Its smooth surface prevents abrasive wear on the paddle blade.
3M Helicopter tape is still better for sharp curves (paddle blades, very thin rails) as it is more supple to fit on tight curves.

However, I think it is kind of a generic product, and it should be nowadays similar to most rail savers on the market (such as the ION one I guess), except maybe the ultra-cheap ones.

I only put it in the 3' (80 to 90cm) from the nose, at it is where I hit the rails.
Plus I thus do not have the feeling of the rail tape under my hands when grabbing the board, which I dislike.
For this I use only 90cm of the rail saver, that I split diagonally to get 2 pieces that become narrower towards the nose.

Tips:
- I round the corners
- I try to never touch the glue with my fingers. When applying it I keep the backing tape where I hold the rail tape


colas
colas
5391 posts
5391 posts
31 May 2026 5:06pm
stamp said..
I’m 77kg and at 103 litres my 8’1 x 28 JP feels like an aircraft carrier compared to my go to 7’6 x 27 x 92 litre in the same model.
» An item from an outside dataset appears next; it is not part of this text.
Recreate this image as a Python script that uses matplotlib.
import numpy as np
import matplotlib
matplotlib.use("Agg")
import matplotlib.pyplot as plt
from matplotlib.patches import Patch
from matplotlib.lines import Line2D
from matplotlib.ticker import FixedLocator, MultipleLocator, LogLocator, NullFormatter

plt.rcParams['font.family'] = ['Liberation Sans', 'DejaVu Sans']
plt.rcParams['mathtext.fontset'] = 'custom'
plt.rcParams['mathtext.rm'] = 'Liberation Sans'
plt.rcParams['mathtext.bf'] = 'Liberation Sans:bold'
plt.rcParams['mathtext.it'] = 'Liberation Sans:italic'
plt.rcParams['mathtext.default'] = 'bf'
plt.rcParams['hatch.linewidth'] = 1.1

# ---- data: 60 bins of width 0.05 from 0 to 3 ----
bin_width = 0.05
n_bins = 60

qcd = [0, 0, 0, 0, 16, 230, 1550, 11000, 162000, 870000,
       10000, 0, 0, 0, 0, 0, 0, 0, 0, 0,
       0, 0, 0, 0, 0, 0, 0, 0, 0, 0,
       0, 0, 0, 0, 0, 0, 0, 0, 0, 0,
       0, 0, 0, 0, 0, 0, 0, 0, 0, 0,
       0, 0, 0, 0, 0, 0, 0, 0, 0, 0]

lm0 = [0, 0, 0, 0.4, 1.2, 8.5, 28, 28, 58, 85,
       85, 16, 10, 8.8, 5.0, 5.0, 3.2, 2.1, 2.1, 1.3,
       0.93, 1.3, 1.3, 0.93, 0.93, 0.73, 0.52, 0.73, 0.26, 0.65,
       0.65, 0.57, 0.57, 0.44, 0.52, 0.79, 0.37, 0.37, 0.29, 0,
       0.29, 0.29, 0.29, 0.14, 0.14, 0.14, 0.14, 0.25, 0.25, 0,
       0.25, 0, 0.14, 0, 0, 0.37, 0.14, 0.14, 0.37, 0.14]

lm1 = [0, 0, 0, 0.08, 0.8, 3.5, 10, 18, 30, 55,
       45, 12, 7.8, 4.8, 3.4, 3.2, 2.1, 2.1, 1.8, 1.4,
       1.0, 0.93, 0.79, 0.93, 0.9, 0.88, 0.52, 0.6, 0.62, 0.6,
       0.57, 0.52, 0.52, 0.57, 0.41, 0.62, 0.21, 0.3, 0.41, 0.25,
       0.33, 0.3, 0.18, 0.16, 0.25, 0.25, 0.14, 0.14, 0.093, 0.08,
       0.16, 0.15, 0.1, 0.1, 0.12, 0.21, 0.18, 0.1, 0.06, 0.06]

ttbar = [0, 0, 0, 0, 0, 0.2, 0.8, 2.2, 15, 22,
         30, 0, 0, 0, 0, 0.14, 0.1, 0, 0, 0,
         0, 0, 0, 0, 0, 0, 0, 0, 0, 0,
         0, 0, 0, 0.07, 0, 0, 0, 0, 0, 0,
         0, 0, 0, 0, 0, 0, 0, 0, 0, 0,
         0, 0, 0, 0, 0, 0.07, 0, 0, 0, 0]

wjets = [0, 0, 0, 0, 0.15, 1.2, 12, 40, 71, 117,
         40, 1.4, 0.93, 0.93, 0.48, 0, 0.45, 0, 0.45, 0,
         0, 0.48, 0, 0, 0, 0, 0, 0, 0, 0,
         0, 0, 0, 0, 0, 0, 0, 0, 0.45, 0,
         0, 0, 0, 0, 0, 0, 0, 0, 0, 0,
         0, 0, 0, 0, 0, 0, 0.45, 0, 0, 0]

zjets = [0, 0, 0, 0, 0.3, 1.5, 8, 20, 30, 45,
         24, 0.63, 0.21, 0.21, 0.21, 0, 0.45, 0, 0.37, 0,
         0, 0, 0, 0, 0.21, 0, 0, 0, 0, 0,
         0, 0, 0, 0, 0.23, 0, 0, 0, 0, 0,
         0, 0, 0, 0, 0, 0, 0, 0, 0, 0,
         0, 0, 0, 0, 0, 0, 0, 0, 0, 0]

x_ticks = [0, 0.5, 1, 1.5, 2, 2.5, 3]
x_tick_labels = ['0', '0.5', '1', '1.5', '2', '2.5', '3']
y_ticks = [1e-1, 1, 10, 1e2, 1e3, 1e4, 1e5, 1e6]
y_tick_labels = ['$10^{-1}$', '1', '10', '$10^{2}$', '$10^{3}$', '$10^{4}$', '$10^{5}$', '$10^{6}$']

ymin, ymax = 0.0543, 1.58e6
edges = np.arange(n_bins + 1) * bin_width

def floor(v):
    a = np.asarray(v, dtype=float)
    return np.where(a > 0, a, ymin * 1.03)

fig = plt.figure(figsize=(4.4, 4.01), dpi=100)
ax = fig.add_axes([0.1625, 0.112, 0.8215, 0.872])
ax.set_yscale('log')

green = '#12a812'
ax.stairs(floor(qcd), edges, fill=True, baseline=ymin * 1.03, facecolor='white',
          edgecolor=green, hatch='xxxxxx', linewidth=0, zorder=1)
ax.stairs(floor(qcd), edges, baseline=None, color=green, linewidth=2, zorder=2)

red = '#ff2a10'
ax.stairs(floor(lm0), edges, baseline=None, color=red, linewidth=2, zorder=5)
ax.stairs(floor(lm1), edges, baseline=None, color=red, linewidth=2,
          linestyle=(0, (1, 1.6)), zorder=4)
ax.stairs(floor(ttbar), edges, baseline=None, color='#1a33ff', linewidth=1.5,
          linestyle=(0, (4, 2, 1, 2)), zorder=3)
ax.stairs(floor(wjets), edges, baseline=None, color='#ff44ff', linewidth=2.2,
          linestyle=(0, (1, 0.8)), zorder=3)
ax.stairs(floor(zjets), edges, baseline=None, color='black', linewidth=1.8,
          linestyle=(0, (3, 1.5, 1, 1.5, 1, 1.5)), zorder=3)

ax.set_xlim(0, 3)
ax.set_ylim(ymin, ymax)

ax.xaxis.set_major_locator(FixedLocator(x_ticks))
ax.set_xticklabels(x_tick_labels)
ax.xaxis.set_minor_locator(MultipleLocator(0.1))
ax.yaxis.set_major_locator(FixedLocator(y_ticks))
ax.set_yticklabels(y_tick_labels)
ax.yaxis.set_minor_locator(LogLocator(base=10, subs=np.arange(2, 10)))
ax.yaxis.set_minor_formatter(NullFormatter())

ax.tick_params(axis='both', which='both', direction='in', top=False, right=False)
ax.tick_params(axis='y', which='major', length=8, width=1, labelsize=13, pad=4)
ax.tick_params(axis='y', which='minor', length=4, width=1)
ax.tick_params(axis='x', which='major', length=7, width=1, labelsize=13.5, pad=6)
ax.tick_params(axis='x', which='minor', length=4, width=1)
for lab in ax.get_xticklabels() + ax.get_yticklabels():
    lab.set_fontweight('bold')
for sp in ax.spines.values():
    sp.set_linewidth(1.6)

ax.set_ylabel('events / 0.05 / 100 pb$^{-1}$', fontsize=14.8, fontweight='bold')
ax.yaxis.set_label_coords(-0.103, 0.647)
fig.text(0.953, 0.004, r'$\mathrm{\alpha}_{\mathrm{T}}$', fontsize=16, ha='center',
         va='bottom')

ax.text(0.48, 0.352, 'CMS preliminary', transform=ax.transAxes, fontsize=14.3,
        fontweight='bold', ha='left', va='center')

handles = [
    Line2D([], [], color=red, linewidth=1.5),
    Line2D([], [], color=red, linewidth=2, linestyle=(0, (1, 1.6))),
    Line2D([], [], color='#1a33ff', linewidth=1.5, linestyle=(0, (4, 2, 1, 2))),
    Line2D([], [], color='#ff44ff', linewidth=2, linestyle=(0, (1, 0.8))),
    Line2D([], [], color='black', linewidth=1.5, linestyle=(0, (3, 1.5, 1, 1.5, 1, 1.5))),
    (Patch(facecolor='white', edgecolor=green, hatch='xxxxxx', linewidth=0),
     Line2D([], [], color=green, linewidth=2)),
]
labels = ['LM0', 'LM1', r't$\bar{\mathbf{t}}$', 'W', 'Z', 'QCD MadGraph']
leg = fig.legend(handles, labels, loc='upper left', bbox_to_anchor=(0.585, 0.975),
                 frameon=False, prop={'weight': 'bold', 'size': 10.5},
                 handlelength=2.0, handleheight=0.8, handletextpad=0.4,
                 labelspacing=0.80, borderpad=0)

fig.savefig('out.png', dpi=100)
I think you are 62yo, and I would have said the same when I was 62...

Not anymore :-)
colas
colas
5391 posts
5391 posts
30 May 2026 1:08pm
Good advice by others.
I would add:

[1] I love small SUPs, and especially short ones, but they are worth it only in small glassy waves. Any bump or chop and they become hell fast.
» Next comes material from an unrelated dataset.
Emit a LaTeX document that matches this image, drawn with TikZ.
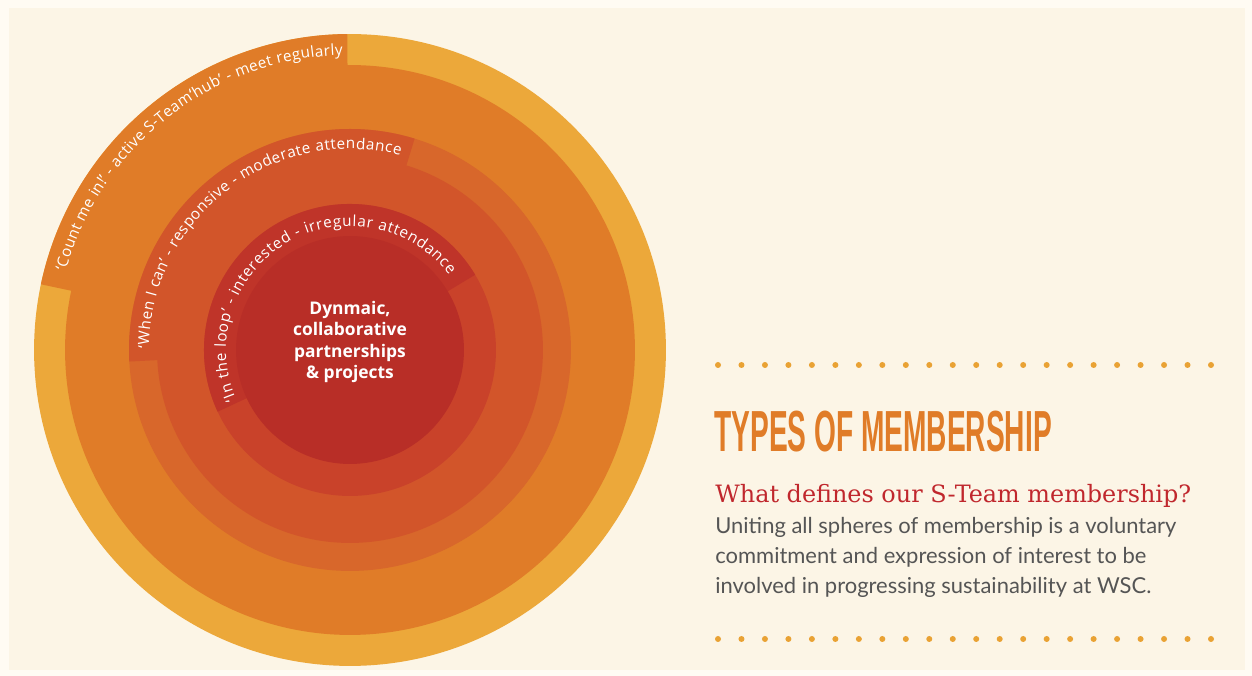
\documentclass[tikz,border=0pt]{standalone}
\usepackage{fontspec}
\usepackage{xcolor}
\usepackage{tikz}
\usetikzlibrary{positioning,decorations.text}

\setmainfont{Lato}
\newfontfamily\lblfont{Open Sans}
\newfontfamily\titlefont{Liberation Sans}
\newfontfamily\subfont{DejaVu Serif}
\newcommand\lblsize{\lblfont\fontsize{8.7pt}{10pt}\selectfont}

\definecolor{ringA}{HTML}{ECA83A}
\definecolor{ringB}{HTML}{E07C28}
\definecolor{ringC}{HTML}{D8672B}
\definecolor{ringD}{HTML}{D2552A}
\definecolor{ringE}{HTML}{C9422A}
\definecolor{ringF}{HTML}{B82E27}
\definecolor{loopband}{HTML}{BF3429}
\definecolor{paper}{HTML}{FCF5E6}
\definecolor{paperedge}{HTML}{FFFBF3}
\definecolor{dotcol}{HTML}{E9A234}
\definecolor{subred}{HTML}{C0272D}
\definecolor{bodygray}{HTML}{555555}

\begin{document}
\begin{tikzpicture}[
    x=0.02cm, y=0.02cm,   % one unit = one pixel of the layout
    disk/.style = {circle, inner sep=0pt, outer sep=0pt, minimum size=#1},
    ringtext/.style = {decorate, decoration={text along path, text align={fit to path},
        text color=white, text={|\lblsize|#1}}},
    dotrow/.style = {dotcol},
  ]
  \useasboundingbox (0,0) rectangle (1252,676);
  \fill[paperedge] (0,0) rectangle (1252,676);
  \fill[paper] (9,6) rectangle (1245,668);

  % the spheres, outside in
  \coordinate (c) at (350,326);
  \node[disk=12.64cm, fill=ringA] (hubA) at (c) {};
  \node[disk=11.40cm, fill=ringB] (hubB) at (c) {};
  \begin{scope}[shift={(c)}]
    \fill[ringB] (90.5:316) arc[start angle=90.5, end angle=168, radius=316]
      -- (168:280) arc[start angle=168, end angle=90.5, radius=280] -- cycle;
  \end{scope}
  \node[disk=8.84cm, fill=ringC] (hubC) at (c) {};
  \begin{scope}[shift={(c)}]
    \fill[ringD] (73:221) arc[start angle=73, end angle=183, radius=221]
      -- (183:188) arc[start angle=183, end angle=73, radius=188] -- cycle;
  \end{scope}
  \node[disk=7.72cm, fill=ringD] (hubD) at (c) {};
  \node[disk=5.84cm, fill=ringE] (hubE) at (c) {};
  \begin{scope}[shift={(c)}]
    \fill[loopband] (31:146) arc[start angle=31, end angle=205, radius=146]
      -- (205:110) arc[start angle=205, end angle=31, radius=110] -- cycle;
  \end{scope}
  \node[disk=4.56cm, fill=ringF] (hubF) at (c) {};

  % labels round the bands
  \begin{scope}[shift={(c)}]
    \path[ringtext={‘Count me in!’ - active S-Team‘hub’ - meet regularly}]
      (164.5:295) arc[start angle=164.5, end angle=91.5, radius=295];
    \path[ringtext={‘When I can’ - responsive - moderate attendance}]
      (179.5:201) arc[start angle=179.5, end angle=75.5, radius=201];
    \path[ringtext={‘In the loop’ - interested - irregular attendance}]
      (203.5:124) arc[start angle=203.5, end angle=37, radius=124];
  \end{scope}

  \node[align=center, text=white, font=\lblfont\bfseries\fontsize{9.9pt}{12.3pt}\selectfont]
    (core) at (350,334) {Dynmaic,\\ collaborative\\ partnerships\\ \&~projects};

  % right hand panel
  \foreach \i in {0,...,21} {
    \fill[dotrow] (718+\i*23.476,311) circle[radius=3];
    \fill[dotrow] (718+\i*23.476,37) circle[radius=3];
  }
  \node[anchor=base west, inner sep=0pt, text=ringB,
        font=\titlefont\bfseries\fontsize{33pt}{33pt}\selectfont]
    (title) at (714,224) {\scalebox{0.485}[1]{TYPES OF MEMBERSHIP}};
  \node[anchor=base west, inner sep=0pt, text=subred,
        font=\subfont\fontsize{13.6pt}{16pt}\selectfont]
    (question) at (715,173) {What defines our S-Team membership?};
  \node[anchor=north west, inner sep=0pt, align=left, text=bodygray,
        font=\fontsize{12.5pt}{17pt}\selectfont]
    (answer) at (715,159) {Uniting all spheres of membership is a voluntary\\
      commitment and expression of interest to be\\
      involved in progressing sustainability at WSC.};
\end{tikzpicture}
\end{document}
[2] As I age (I am "only" 65yo), length becomes also critical for ease of "pop up" (actually standing up). The sweet spot to stand on becomes critically small under 8', and the stiffer you are, the harder it is to land your feet there. I was using 6'8" SUPs at 97kg without problems, but after 63yo I realized I needed 8' to not fall when standing up. We are all age differently... but we all age :-)
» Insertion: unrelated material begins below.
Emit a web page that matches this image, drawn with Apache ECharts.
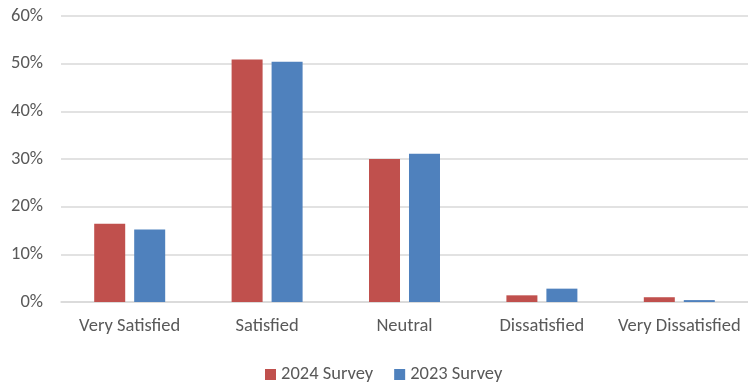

[3] Volume by itself does mean nothing, always compare the board volume to the rider weight (ideally the total weight: rider+board+paddle+wetsuit...). A good ratio is the simple "guild factor" (GF): Board volume in liters / rider weight. This means:
- Your spice: 106 / 67 = 1.58 GF
- Your planned custom: 95/67 = 1.42 GF
- Your goal: 85/67 = 1.27 GF

[3] On volume, I just stumbled yesterday on two interesting videos of two people SUPing in the same kind of conditions (bumpy Hawaiian surf).

The young pro (Zane) is at a GF of 0.94



The very good, but non-pro older Wayde is at GF 1.34



Of course, on gentler and cleaner surf, you can comfortably get to lowers GF, but you do not need ultra-small GFs to rip.